Date: 07-Sep-2009 - 07-Sep-2009
Location: Donostia / San Sebastián, Spain 
Contact Person: Kepa Sarasola
Meeting Email: kepa.sarasola at ehu.es
Web Site: http://ixa2.si.ehu.es/saltmil/ 

Linguistic Field(s): Applied Linguistics; Computational Linguistics; Text/Corpus
Linguistics 

Call Deadline: 08-Jun-2009 

Meeting Description:

Information Retrieval and Information Extraction for Less Resourced Languages
(IE-IR-LRL)
SEPLN 2009 pre-conference workshop
University of the Basque Country
Donostia-San Sebastián. Monday 7th September 2009
Organised by the SALTMIL Special Interest Group of ISCA 

Call for Papers

SALTMIL: http://ixa2.si.ehu.es/saltmil/
SEPLN 2009: http://ixa2.si.ehu.es/sepln2009
Call for Papers:
http://ixa2.si.ehu.es/saltmil/en/activities/lrec2008/sepln-2009-workshop-cfp.html
Paper submission: http://sepln.org/myreview-saltmil2009
Deadline for submission: 8 June 2009

Papers are invited for the above half-day workshop, in the format outlined
below.  Most submitted papers will be presented in poster form, though some
authors may be invited to present in lecture format.

Context and Focus
The phenomenal growth of the Internet has led to a situation where, by some
estimates, more than one billion words of text is currently available.

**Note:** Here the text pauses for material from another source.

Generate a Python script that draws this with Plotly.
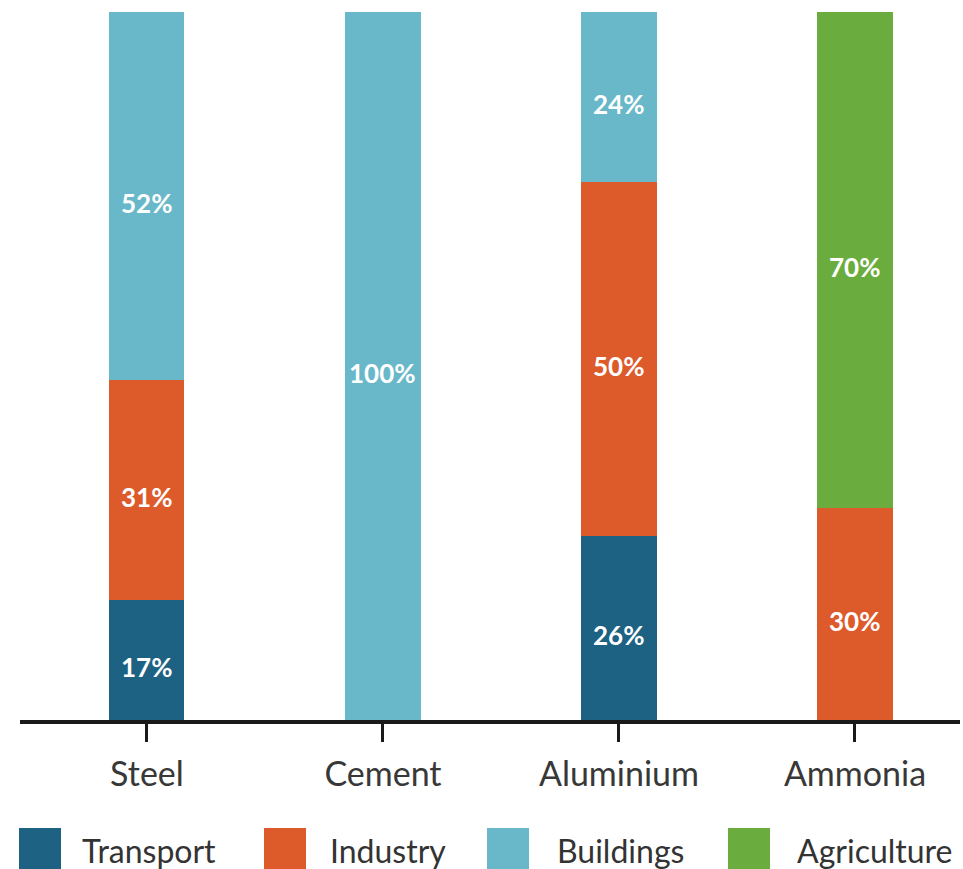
import plotly.graph_objects as go

categories = ["Steel", "Cement", "Aluminium", "Ammonia"]
series_names = ["Transport", "Industry", "Buildings", "Agriculture"]
transport = [17, 0, 26, 0]
industry = [31, 0, 50, 30]
buildings = [52, 100, 24, 0]
agriculture = [0, 0, 0, 70]
series_values = [transport, industry, buildings, agriculture]
colors = ["#1d6282", "#dd5a2b", "#68b8c9", "#6aad3e"]

W, H = 963, 869
ML, MR, MT, MB = 20, 3, 12, 149
pw, ph = W - ML - MR, H - MT - MB

fig = go.Figure()
base = [0] * len(categories)
for name, vals, col in zip(series_names, series_values, colors):
    fig.add_trace(go.Bar(
        x=categories, y=[v if v else None for v in vals], name=name,
        marker=dict(color=col, line=dict(width=0)),
        width=0.318, showlegend=False,
    ))
    for i, v in enumerate(vals):
        if v:
            fig.add_annotation(x=categories[i], y=base[i] + v / 2, text=f"{v}%",
                               showarrow=False, yshift=-7,
                               font=dict(family="Lato", size=26, color="white", weight="bold"))
        base[i] += v

# legend drawn as shapes + text
sq_x = [19, 264, 487, 728]
txt_x = [80, 328, 555, 795]
def px_to_paper_x(px):
    return (px - ML) / pw
def py_to_paper_y(py):
    return (H - MB - py) / ph
for name, col, sx, tx in zip(series_names, colors, sq_x, txt_x):
    fig.add_shape(type="rect", xref="paper", yref="paper",
                  x0=px_to_paper_x(sx), x1=px_to_paper_x(sx + 42),
                  y0=py_to_paper_y(828), y1=py_to_paper_y(870),
                  fillcolor=col, line=dict(width=0))
    fig.add_annotation(xref="paper", yref="paper", x=px_to_paper_x(tx),
                       y=py_to_paper_y(851), text=name, showarrow=False,
                       xanchor="left", yanchor="middle",
                       font=dict(family="Lato", size=32, color="#333333"))

fig.update_layout(
    barmode="stack",
    width=W, height=H,
    margin=dict(l=ML, r=MR, t=MT, b=MB),
    paper_bgcolor="white", plot_bgcolor="white",
    bargap=0,
)
fig.update_xaxes(
    range=[-0.538, 3.445], showline=True, linecolor="#1a1a1a", linewidth=4,
    ticks="outside", ticklen=18, tickwidth=3, tickcolor="#1a1a1a",
    tickfont=dict(family="Lato", size=34, color="#383838"),
    ticklabelstandoff=3,
    showgrid=False, zeroline=False,
)
fig.update_yaxes(range=[0, 100], visible=False, showgrid=False)

fig.write_html("out.html")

This is
far more text than any given person can possibly process. Hence there is a need
for automatic tools to access and process his mass of textual information.
Emerging techniques of this kind include Information Retrieval (IR), Information
Extraction (IE), and Question Answering (QA)
 
However, there is a growing concern among researchers about the situation of
languages other than English. Although not all Internet text is in English, it
is clear that non-English languages do not have the same degree of
representation on the Internet. Simply counting the number of articles in
Wikipedia, English is the only language with more than 20 percent of the
available articles. There then follows a group of 17 languages with between one
and ten percent of the articles. The remaining 245 languages each have less than
one percent of the articles. Even these low-profile languages are relatively
privileged, as the total number of languages in the world is estimated to be 6800.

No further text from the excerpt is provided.